Dealing with Challenging Employees
Deal with People Head On
Do not delay facing the situation and do not try soft workarounds like dropping hints to the person who is a problem and hope they will somehow change.
Reason #1
The first reason for taking a problem head on is to help the employee. It’s never fun to have to be direct about a negative situation with a person. However, great leaders manage with courage, which requires that they step out of their personal comfort zone and professionally address a problem in a direct and timely manner. Failing to manage with courage hurts the individual. When the leader doesn’t directly address a problem, the person with that problem will carry it into the future without fulling understanding the implications. A good leader thinks about the future of the people they lead. That means they take a long-range perspective and are willing to help individuals develop their potential by coaching them up in areas where they are deficient.
Reason #2
The second reason for taking a problem head on is to help the team.

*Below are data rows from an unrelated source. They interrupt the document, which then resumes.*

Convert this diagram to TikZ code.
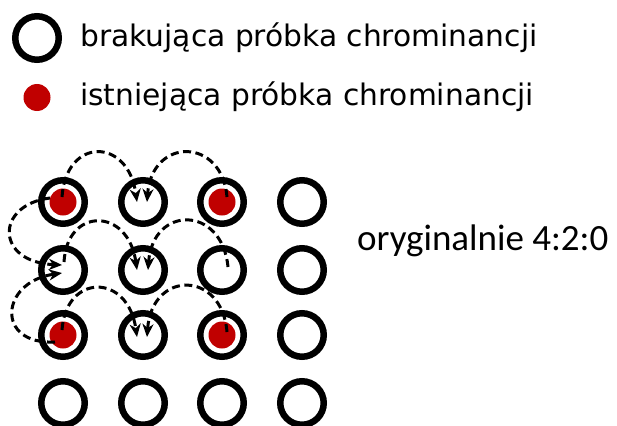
\documentclass[tikz,border=0pt]{standalone}
\usepackage{fontspec}
\setmainfont{DejaVu Sans}
\newfontfamily\calfont{Carlito}
\usetikzlibrary{arrows.meta,calc}
\definecolor{dotred}{HTML}{C00000}
\begin{document}
\begin{tikzpicture}[x=1pt,y=-1pt,
  ring/.style={circle,draw=black,line width=6.5pt,minimum size=43.5pt,inner sep=0pt},
  dot/.style={circle,fill=dotred,draw=none,minimum size=27pt,inner sep=0pt},
  lbl/.style={inner sep=0pt,anchor=base west,font=\fontsize{29.7}{36}\selectfont},
  flow/.style={line width=3pt,dash pattern=on 8pt off 4.5pt,-{Stealth[length=13pt,width=11pt,inset=4pt]}}
]
\useasboundingbox (0,0) rectangle (617,425);
% legend
\node[ring] (lr) at (37,38) {};
\node[dot] (ld) at (37,97.5) {};
\node[lbl] (t1) at (80,47) {brakująca próbka chrominancji};
\node[lbl] (t2) at (80,106) {istniejąca próbka chrominancji};
\node[inner sep=0pt,anchor=base west,font=\calfont\fontsize{37}{44}\selectfont] (t3) at (357,250) {oryginalnie 4:2:0};
% red dots
\node[dot] (d11) at (63,202) {};
\node[dot] (d13) at (222,202) {};
\node[dot] (d31) at (63,335) {};
\node[dot] (d33) at (222,335) {};
% rings
\foreach \r/\y in {1/202,2/270,3/335,4/403}{
  \foreach \c/\x in {1/63,2/143,3/222,4/302}{
    \node[ring] (c\r\c) at (\x,\y) {};
  }
}
% arrows
\draw[flow] ($(c11)+(-1,-5)$) .. controls +(4,-60) and +(-9,-65) .. ($(c12)+(-6,0)$);
\draw[flow] ($(c13)+(5,-5)$) .. controls +(-5,-60) and +(5,-65) .. ($(c12)+(4,0)$);
\draw[flow] ($(c11)+(-13,-4)$) .. controls +(-55,7) and +(-67,-3) .. ($(c21)+(-1,-5)$);
\draw[flow] ($(c31)+(-8,7)$) .. controls +(-60,3) and +(-62,9) .. ($(c21)+(-1,3)$);
\draw[flow] ($(c21)+(1,-8)$) .. controls +(3,-55) and +(-9,-63) .. ($(c22)+(-6,0)$);
\draw[flow] ($(c23)+(6,-3)$) .. controls +(-6,-62) and +(5,-65) .. ($(c22)+(5,0)$);
\draw[flow] ($(c31)+(-1,-5)$) .. controls +(4,-57) and +(-9,-64) .. ($(c32)+(-6,2)$);
\draw[flow] ($(c33)+(5,-3)$) .. controls +(-5,-62) and +(5,-67) .. ($(c32)+(4,2)$);
\end{tikzpicture}
\end{document}
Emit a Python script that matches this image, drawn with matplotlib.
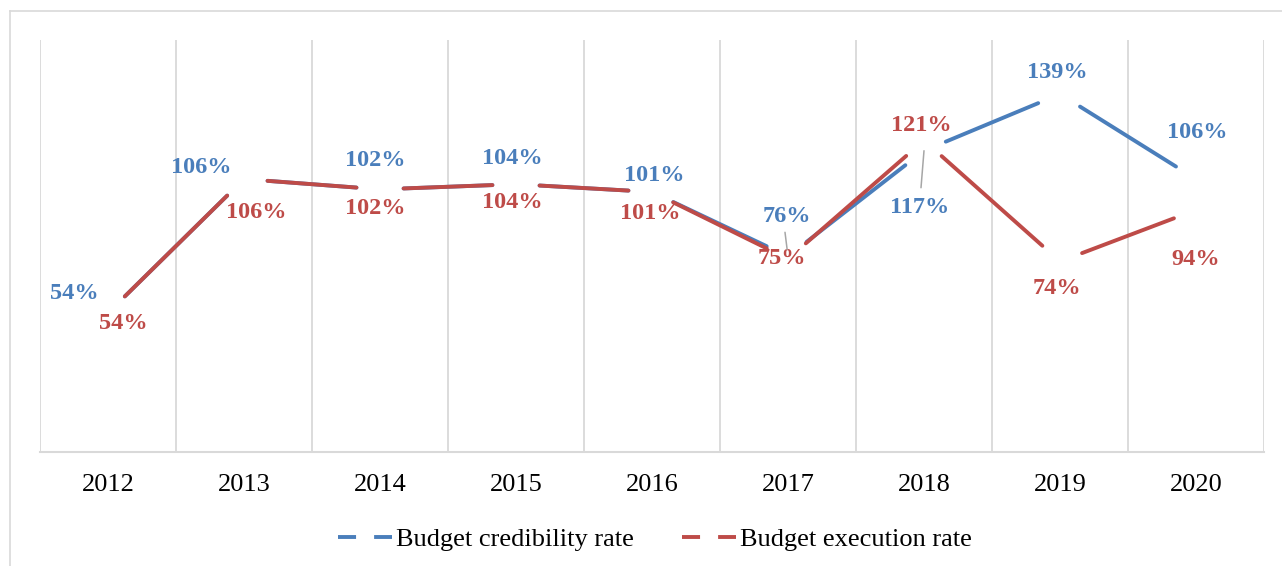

Failing to manage with courage and address a problem when it needs to be addressed creates an unhealthy organization. Teams organically adapt to accommodate each other’s behavior and work styles. When a person is deficient or has unacceptable behaviors, and is never corrected, the team’s work-life social evolution will factor those behaviors in and inherently create sub-cultural accommodations. In other words, bad behavior or sub-par competence is now being built into the culture, which means it will become sustained. It also means that morale will be lower than it should be and team performance will not be as high as it could be. The culture becomes accepting of a co-dependent atmosphere.
To help everyone, involved leaders need be direct and deal with problems head on.